Once, I fancy, the gorge carried the creek: the amplitude of the geographical gesture matched by significance of the year round watercourse - fed by a spring beneath the eastern-most face of the Topatopas and the seasonal rains that wash down it.

If you detect notes of heightened reality in this piece, and flaming orbs floating on the dull grey green swells of the chaparral may count as such, then it has to do with the lacuna implicated in the first paragraph. Between evening and 10pm, the night it snowed on Koenigstein, we were in Ojai, first bumping into friends Julie and John in the still fire-damaged post office, then having an early dinner at Monte Grappa, where the main room is finally working (after a couple of expensive lessons in becoming a restaurateur bequeathed to the previous two owners of the space), and then: watching Ang Lee's The Life of Pi at the Ojai Playhouse (on its new digital projection system).

Understand that the aggrandizement of nature in the movie, while not, in my opinion adding to the pathos of the story, has inevitably colored my view of the world. Ang's over-the-top, CGI representation of the splendors of the Pacific (not a few flying fish, but a veritable pescatorial blizzard; not a pod of dolphin but a thousand leaping mammals; enough meerkats to sink a carnivorous mangrove island; and, not a few fluorescent jelly fish but a Scyphozoan milky way) has upped the stakes - I never thought I was one to hold back, but my scant smattering of snow would, in Ang Lee's hands, have become an impenetrable Arctic wasteland of bottomless drifts blanketing topography in frozen white waves.

Certainly he would have located a raging torrent at the foot of the gorge (until the water spasmed into chunks of ice and the canyon was buried in snow); and I too have felt, for the past day or two, that the local terrain could use some re-arranging - for dramatic effect. The relocation of creek to gorge is an obvious first step.

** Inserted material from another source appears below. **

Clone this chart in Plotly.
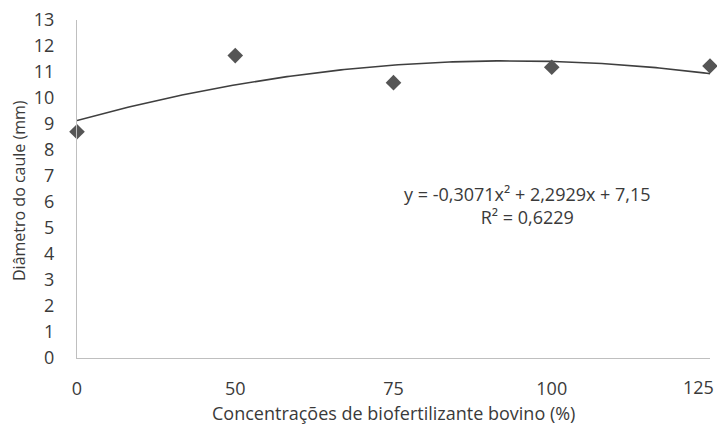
import numpy as np
import plotly.graph_objects as go

# Biofertilizer concentration categories and measured stem diameter
concentracoes = ["0", "50", "75", "100", "125"]
posicoes = [1, 2, 3, 4, 5]
diametro = [8.70, 11.63, 10.59, 11.18, 11.23]

# Second-order polynomial trendline coefficients (x = category index)
coef_a, coef_b, coef_c = -0.3071, 2.2929, 7.15
r2 = 0.6229

y_ticks = list(range(0, 14))

FONT = "Open Sans"
TXT = "#3a3a3a"
FS = 18

# plot-area geometry in pixels
W, H = 717, 428
L, R, T, B = 77, 7, 20, 70
pw, ph = W - L - R, H - T - B


def px_x(p):
    return (p - L) / pw


def px_y(p):
    return (T + ph - p) / ph


xs = np.linspace(1, 5, 200)
ys = coef_a * xs**2 + coef_b * xs + coef_c

fig = go.Figure()
fig.add_trace(go.Scatter(
    x=xs, y=ys, mode="lines",
    line=dict(color="#3f3f3f", width=1.6),
    hoverinfo="skip", showlegend=False, cliponaxis=False,
))
fig.add_trace(go.Scatter(
    x=posicoes, y=diametro, mode="markers",
    marker=dict(symbol="diamond", size=12, color="#555555"),
    showlegend=False, cliponaxis=False,
))

fmt = lambda v: f"{v:.4f}".replace(".", ",")
eq_text = (f"y = {fmt(coef_a)}x² + {fmt(coef_b)}x + {str(coef_c).replace('.', ',')}"
           f"<br>R² = {fmt(r2)}")
fig.add_annotation(
    x=px_x(527), y=px_y(206), xref="paper", yref="paper",
    xanchor="center", yanchor="middle",
    text=eq_text, showarrow=False, align="center",
    font=dict(family=FONT, size=18, color=TXT),
)

# last category label sits inside the right edge of the axis
tick_text = concentracoes[:-1] + [""]
fig.add_annotation(
    x=posicoes[-1], y=0, xref="x", yref="paper",
    xanchor="center", yanchor="top", xshift=-12, yshift=-15,
    text=concentracoes[-1], showarrow=False,
    font=dict(family=FONT, size=FS, color=TXT),
)

# axis titles
fig.add_annotation(
    x=px_x(393), y=px_y(413), xref="paper", yref="paper",
    xanchor="center", yanchor="middle",
    text="Concentrações de biofertilizante bovino (%)", showarrow=False,
    font=dict(family=FONT, size=18, color=TXT),
)
fig.add_annotation(
    x=px_x(19), y=px_y(191), xref="paper", yref="paper",
    xanchor="center", yanchor="middle", textangle=-90,
    text="Diâmetro do caule (mm)", showarrow=False,
    font=dict(family=FONT, size=16, color=TXT),
)

fig.update_layout(
    width=W, height=H,
    margin=dict(l=L, r=R, t=T, b=B),
    paper_bgcolor="white", plot_bgcolor="white",
    font=dict(family=FONT, size=FS, color=TXT),
    xaxis=dict(
        range=[1, 5], tickvals=posicoes, ticktext=tick_text,
        showgrid=False, zeroline=False, showline=True,
        linecolor="#bfbfbf", linewidth=1, ticks="",
        ticklabelstandoff=14, automargin=False,
        tickfont=dict(family=FONT, size=FS, color=TXT),
    ),
    yaxis=dict(
        range=[0, 13], tickvals=y_ticks,
        showgrid=False, zeroline=False, showline=True,
        linecolor="#bfbfbf", linewidth=1, ticks="",
        ticklabelstandoff=18, automargin=False,
        tickfont=dict(family=FONT, size=FS, color=TXT),
    ),
)

fig.write_html("out.html")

But what this really means is a temporal realignment. Once upon a time, we can presume, Bear Creek forged its way through the terrain and created the gorge as it spewed its way towards Sisar Creek. Once upon a time, to take another example, there was a seismic event that caused the massive spalling of the Topatopa face and a great scree of sandstone shards and boulders was deposited across the north side of the valley. Now, for full dramatic impact, Ang Lee style, we would have the boulders and an engorged Bear Creek hurtling down the slope contemporaneously; and since we are conflating time, enraged grizzlies would be dodging the lithic onslaught and perhaps surfing the waters of the creek.

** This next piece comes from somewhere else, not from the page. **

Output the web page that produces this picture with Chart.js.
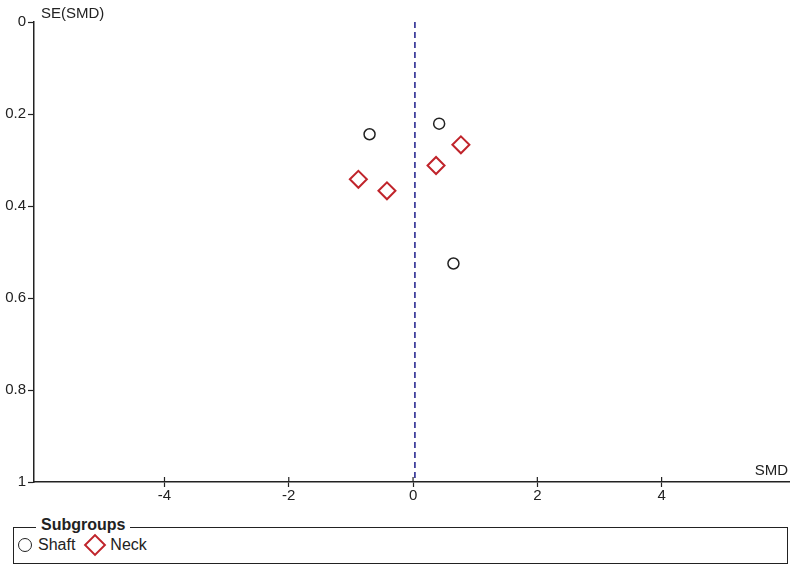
<!DOCTYPE html>
<html>
<head>
<meta charset="utf-8">
<script src="https://cdn.jsdelivr.net/npm/chart.js@4.4.1/dist/chart.umd.min.js"></script>
<style>
    body { margin: 0; background: #fff; font-family: "Liberation Sans", Arial, sans-serif; color: #222; }
    #wrap { position: absolute; left: 0; top: 0; width: 800px; height: 515px; }
    #box {
        position: absolute; left: 13px; top: 527px; width: 773px; height: 35px;
        border: 1.5px solid #222;
    }
    #title {
        position: absolute; left: 36px; top: 516px; padding: 0 5px; background: #fff;
        font-weight: bold; font-size: 16px;
    }
    #items { position: absolute; left: 18px; top: 536px; font-size: 16px; display: flex; align-items: center; }
    .circ { width: 12px; height: 12px; border: 1.5px solid #222; border-radius: 50%; margin-right: 6px; }
    .diam { width: 12px; height: 12px; border: 2px solid #c0242b; transform: rotate(45deg); margin: 0 7px 0 12px; }
</style>
</head>
<body>
<div id="wrap"><canvas id="chart"></canvas></div>
<div id="box"></div>
<div id="title">Subgroups</div>
<div id="items">
    <span class="circ"></span><span>Shaft</span>
    <span class="diam"></span><span>Neck</span>
</div>
<script>
const shaftSMD = [-0.70, 0.42, 0.65];
const shaftSE = [0.244, 0.221, 0.525];
const neckSMD = [0.77, 0.37, -0.88, -0.42];
const neckSE = [0.267, 0.312, 0.342, 0.367];
const pooledSMD = 0.03;
const xTicks = [-4, -2, 0, 2, 4];
const yTicks = [0, 0.2, 0.4, 0.6, 0.8, 1];

const tickFont = { family: '"Liberation Sans", Arial', size: 15 };

const toPoints = (xs, ys) => xs.map((x, i) => ({ x: x, y: ys[i] }));

// dashed line, inner x ticks and axis titles
const extras = {
    id: 'extras',
    afterDatasetsDraw(chart) {
        const ctx = chart.ctx;
        const xs = chart.scales.x;
        const ys = chart.scales.y;
        ctx.save();
        ctx.strokeStyle = '#1c1c8a';
        ctx.lineWidth = 1.5;
        ctx.setLineDash([6, 4]);
        ctx.beginPath();
        const px = xs.getPixelForValue(pooledSMD);
        ctx.moveTo(px, ys.getPixelForValue(0));
        ctx.lineTo(px, ys.getPixelForValue(1));
        ctx.stroke();
        ctx.setLineDash([]);

        ctx.strokeStyle = '#222';
        ctx.lineWidth = 1.2;
        xTicks.forEach(v => {
            const tx = xs.getPixelForValue(v);
            ctx.beginPath();
            ctx.moveTo(tx, ys.bottom - 5);
            ctx.lineTo(tx, ys.bottom);
            ctx.stroke();
        });

        ctx.fillStyle = '#222';
        ctx.font = '15px "Liberation Sans", Arial';
        ctx.textBaseline = 'alphabetic';
        ctx.textAlign = 'left';
        ctx.fillText('SE(SMD)', xs.left + 7, 18);
        ctx.textAlign = 'right';
        ctx.fillText('SMD', xs.right - 1, ys.bottom - 7);
        ctx.restore();
    }
};

new Chart(document.getElementById('chart'), {
    type: 'scatter',
    data: {
        datasets: [{
            label: 'Shaft',
            data: toPoints(shaftSMD, shaftSE),
            pointStyle: 'circle',
            pointRadius: 5.5,
            pointBorderWidth: 1.5,
            borderColor: '#222',
            backgroundColor: 'rgba(0,0,0,0)'
        }, {
            label: 'Neck',
            data: toPoints(neckSMD, neckSE),
            pointStyle: 'rectRot',
            pointRadius: 8.5,
            pointBorderWidth: 2,
            borderColor: '#c0242b',
            backgroundColor: 'rgba(0,0,0,0)'
        }]
    },
    options: {
        responsive: true,
        maintainAspectRatio: false,
        animation: false,
        layout: { padding: { top: 22, right: 11, left: 0, bottom: 0 } },
        plugins: {
            legend: { display: false },
            tooltip: { enabled: false }
        },
        scales: {
            x: {
                type: 'linear',
                min: -6.1,
                max: 6.05,
                afterBuildTicks: s => { s.ticks = xTicks.map(v => ({ value: v })); },
                afterFit: s => { s.height = 33; },
                border: { color: '#222', width: 1.5 },
                grid: { drawOnChartArea: false, tickLength: 5, color: '#222', tickWidth: 1.2 },
                ticks: { color: '#222', font: tickFont, padding: 0 }
            },
            y: {
                type: 'linear',
                reverse: true,
                min: 0,
                max: 1,
                afterBuildTicks: s => { s.ticks = yTicks.map(v => ({ value: v })); },
                afterFit: s => { s.width = 34; },
                border: { color: '#222', width: 1.5 },
                grid: { drawOnChartArea: false, tickLength: 6, color: '#222', tickWidth: 1.2 },
                ticks: { color: '#222', font: tickFont, padding: 2, callback: v => String(v) }
            }
        }
    },
    plugins: [extras]
});
</script>
</body>
</html>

Instead, we have a misplaced creek and apparent stasis. Change happens over vast aeons of time and, as we look at the landscape, it appears unchanging and even dull. We stand, as Frances Cornford wrote of Rupert Brooke, like golden haired Apollos,

.... dreaming on the verge of strife,
Magnificently unprepared
For the long littleness of life.

Perhaps, in our lifetimes, a tree falls and dams a stream diverting it from its ancient course. Perhaps something of the sort happened locally in the great rains of 1968-69. The next wet years were 1977-78, and I know that it was then that Bear Creek flooded over our neighbor's property. Charred oaks record the history of fires that, from time to time, have both ravaged and revived the land. These are brief moments of drama in long periods of quietude when the landscape is disrupted by nothing more than the slow turn of the seasons.

Our lives are fleeting even by the standards of hydrological and fire cycles - how many El-nino years will each of us experience; how many fires? On a geologic scale the insignificance of our planetary inhabitation, even as a species rather than as individuals, is truly profound. We are left to seek meaning, not in the extraordinary, but in the incremental changes of the hours, of the weather, and in the acuity of our attention. 

Two hours in the company of Pi, his young life embroidered with remarkable scenes of nature at its most awe-inspiring (as imagined by Ang Lee and his army of designers and computer artists) momentarily distorted my appreciation for the chaparral. One recent frosty morning, the sage and squaw bush really were like the milky way, sparkling in the dry creek bottom; the patchy snow on Koenigstein a revelation; the golden ball of the cotton wood a vision of quiet splendor - these are moments that lack bombast, have no soundtrack and are strictly analog: they are, quite simply, beguiling.